Interested in hearing more from Mr. Semler? Then check out this video of a lecture he gave to elite MIT business students way back in 2005:
Blasphemy! We know what’s best for all the cake eaters in our kingdom because we’re infallible, of course. That couldn’t possibly work here because our business is too different. It’s “not applicable“.
Four Managers And An Engineer
A lot of people have heard of the blockbuster movie “Four Weddings And A Funeral”, but no one has heard of the cinematic release in incubation titled “Four Managers And An Engineer“. The story line goes like this:
- One manager calls a “planning” meeting and invites three peer managers (actually two peers and one pseudo-manager) and one enginerd.
- The meeting host manager presents an initial powerpoint plan to the group.
- At the bottom of each and every plan page, the one enginerd’s name appears in a colored box coupled with a non-trivial task to do and a critical “need by” date.
- The enginerd points out the irony of the four-to-one ratio of managers to enginerds present at the meeting when other more important managers up the chain are crying out for higher profit numbers.
- To further build tension in the melodrama, the enginerd asks why no one else on the team was assigned any of these critically important tasks.
- One more Hershey kiss is added to the pile of poop when the enginerd graphically shows that sequentially placing the task boxes end-to-end (since they’re assigned to one bottleneck taskee) would blow the “planned” schedule out of the water.

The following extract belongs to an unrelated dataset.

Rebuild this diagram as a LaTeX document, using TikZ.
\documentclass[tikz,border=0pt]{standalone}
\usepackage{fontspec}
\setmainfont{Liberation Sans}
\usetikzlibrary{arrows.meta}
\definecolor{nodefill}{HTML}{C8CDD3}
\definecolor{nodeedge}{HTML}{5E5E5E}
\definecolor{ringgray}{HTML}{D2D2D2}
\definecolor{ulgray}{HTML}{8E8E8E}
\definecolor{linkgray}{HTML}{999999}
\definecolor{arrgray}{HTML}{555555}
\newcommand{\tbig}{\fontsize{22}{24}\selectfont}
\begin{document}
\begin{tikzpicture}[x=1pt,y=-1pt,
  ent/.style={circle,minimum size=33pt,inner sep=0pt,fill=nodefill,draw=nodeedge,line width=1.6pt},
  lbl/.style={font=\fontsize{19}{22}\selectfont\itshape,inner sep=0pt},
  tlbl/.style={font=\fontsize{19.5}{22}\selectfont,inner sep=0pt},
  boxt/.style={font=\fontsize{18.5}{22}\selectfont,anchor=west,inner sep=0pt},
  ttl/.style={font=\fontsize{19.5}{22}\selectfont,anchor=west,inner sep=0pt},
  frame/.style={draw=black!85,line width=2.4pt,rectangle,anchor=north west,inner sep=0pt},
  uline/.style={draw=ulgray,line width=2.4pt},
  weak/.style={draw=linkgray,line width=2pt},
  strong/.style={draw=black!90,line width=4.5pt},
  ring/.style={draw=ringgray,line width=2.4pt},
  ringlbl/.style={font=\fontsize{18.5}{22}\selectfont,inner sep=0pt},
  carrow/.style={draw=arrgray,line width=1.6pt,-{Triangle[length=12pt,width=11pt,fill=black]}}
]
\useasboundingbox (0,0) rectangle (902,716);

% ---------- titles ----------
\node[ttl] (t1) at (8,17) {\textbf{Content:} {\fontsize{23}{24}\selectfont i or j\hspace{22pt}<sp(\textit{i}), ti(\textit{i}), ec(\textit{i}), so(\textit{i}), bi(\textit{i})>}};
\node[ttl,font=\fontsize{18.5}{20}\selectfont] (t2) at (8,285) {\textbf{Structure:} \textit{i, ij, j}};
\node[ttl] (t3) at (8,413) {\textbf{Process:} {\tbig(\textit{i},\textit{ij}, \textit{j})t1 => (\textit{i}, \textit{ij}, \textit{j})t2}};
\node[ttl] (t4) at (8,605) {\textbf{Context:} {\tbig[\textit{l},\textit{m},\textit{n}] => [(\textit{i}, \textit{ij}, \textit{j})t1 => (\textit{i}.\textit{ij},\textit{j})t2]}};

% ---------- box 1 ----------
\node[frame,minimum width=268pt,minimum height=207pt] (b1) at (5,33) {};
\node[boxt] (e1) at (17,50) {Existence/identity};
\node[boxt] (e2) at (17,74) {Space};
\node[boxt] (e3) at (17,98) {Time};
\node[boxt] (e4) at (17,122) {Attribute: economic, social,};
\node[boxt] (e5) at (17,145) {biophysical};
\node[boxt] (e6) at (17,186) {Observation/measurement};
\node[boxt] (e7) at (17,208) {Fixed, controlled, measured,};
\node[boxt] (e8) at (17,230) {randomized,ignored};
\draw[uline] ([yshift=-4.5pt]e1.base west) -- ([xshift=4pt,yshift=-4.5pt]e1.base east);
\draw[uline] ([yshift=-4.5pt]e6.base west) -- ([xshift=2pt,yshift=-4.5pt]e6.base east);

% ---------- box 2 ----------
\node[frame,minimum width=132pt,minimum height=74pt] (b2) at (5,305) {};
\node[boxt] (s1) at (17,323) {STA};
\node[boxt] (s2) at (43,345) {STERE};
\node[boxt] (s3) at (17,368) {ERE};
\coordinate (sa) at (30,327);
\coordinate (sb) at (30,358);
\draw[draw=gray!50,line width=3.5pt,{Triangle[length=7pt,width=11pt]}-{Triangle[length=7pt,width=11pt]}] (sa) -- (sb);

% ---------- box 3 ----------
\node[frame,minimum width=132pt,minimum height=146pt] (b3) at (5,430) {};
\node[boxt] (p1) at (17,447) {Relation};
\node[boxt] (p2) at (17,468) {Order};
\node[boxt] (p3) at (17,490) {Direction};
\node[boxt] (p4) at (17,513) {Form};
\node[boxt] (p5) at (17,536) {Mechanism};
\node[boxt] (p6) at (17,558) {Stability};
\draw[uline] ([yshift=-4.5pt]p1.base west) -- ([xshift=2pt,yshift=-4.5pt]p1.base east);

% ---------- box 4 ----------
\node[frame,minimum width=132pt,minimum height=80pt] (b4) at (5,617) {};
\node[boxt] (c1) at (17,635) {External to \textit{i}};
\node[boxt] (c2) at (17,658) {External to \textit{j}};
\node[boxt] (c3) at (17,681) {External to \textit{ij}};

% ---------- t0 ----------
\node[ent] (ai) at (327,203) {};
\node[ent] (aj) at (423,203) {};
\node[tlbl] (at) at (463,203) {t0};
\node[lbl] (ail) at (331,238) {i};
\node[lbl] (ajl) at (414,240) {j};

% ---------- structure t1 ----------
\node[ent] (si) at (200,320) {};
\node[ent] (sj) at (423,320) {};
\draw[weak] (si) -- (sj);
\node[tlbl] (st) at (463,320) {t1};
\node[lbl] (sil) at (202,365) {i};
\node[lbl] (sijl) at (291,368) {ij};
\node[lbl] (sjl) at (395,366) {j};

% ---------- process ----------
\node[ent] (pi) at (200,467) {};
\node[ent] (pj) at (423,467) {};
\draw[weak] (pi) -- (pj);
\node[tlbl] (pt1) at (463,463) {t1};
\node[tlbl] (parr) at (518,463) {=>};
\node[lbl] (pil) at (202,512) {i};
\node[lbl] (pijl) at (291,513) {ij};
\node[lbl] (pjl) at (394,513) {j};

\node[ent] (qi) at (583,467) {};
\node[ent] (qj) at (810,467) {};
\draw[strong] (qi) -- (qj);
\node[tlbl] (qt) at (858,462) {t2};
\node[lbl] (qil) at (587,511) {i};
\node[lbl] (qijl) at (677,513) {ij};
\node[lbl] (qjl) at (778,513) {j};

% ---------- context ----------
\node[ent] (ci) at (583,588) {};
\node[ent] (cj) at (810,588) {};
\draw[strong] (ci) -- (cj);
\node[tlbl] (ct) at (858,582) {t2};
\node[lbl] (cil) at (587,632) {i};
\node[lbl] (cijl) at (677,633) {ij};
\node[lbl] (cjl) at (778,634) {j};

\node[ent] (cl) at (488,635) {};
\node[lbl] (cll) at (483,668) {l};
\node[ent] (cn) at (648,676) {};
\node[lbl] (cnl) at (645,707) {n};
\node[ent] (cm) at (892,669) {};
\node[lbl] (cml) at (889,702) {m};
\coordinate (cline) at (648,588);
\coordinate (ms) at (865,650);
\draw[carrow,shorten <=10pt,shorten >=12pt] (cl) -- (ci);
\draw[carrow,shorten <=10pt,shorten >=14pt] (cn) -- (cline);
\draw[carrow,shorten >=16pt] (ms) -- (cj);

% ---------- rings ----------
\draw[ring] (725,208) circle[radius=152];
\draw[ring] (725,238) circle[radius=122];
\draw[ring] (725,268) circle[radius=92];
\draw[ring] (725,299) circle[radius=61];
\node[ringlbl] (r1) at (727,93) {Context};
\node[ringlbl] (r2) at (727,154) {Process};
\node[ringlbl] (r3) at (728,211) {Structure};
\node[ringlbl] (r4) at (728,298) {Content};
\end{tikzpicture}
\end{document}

- As the coup de grace, the enginerd asks what non-technical management tasks the managers assigned to themselves, and why they’re not in the plan with their names next to them.
- In a coordinated rage, the managers attack the engineer and bludgeon him/her to death with their blackberrys and leather bound Covey planners.
- The managers then; hide the body, replace the name of the deceased engineer on every page of the powerpoint plan with that of another enginerd, call another meeting, and invite themselves along with the next victim to their group-conspired serial killing spree.
Like another blockbuster movie, “Ground Hog Day”, the cycle repeats itself ad-infinitum. Unlike Ground Hog Day, there’s no breaking out of the loop and no transitioning to a happy Hollywood ending. The movie drones on until the audience gets bored to death and leaves the theater or the projector breaks down, whichever comes first. Wanna role in my movie? Wanna be the director? Wanna finance it?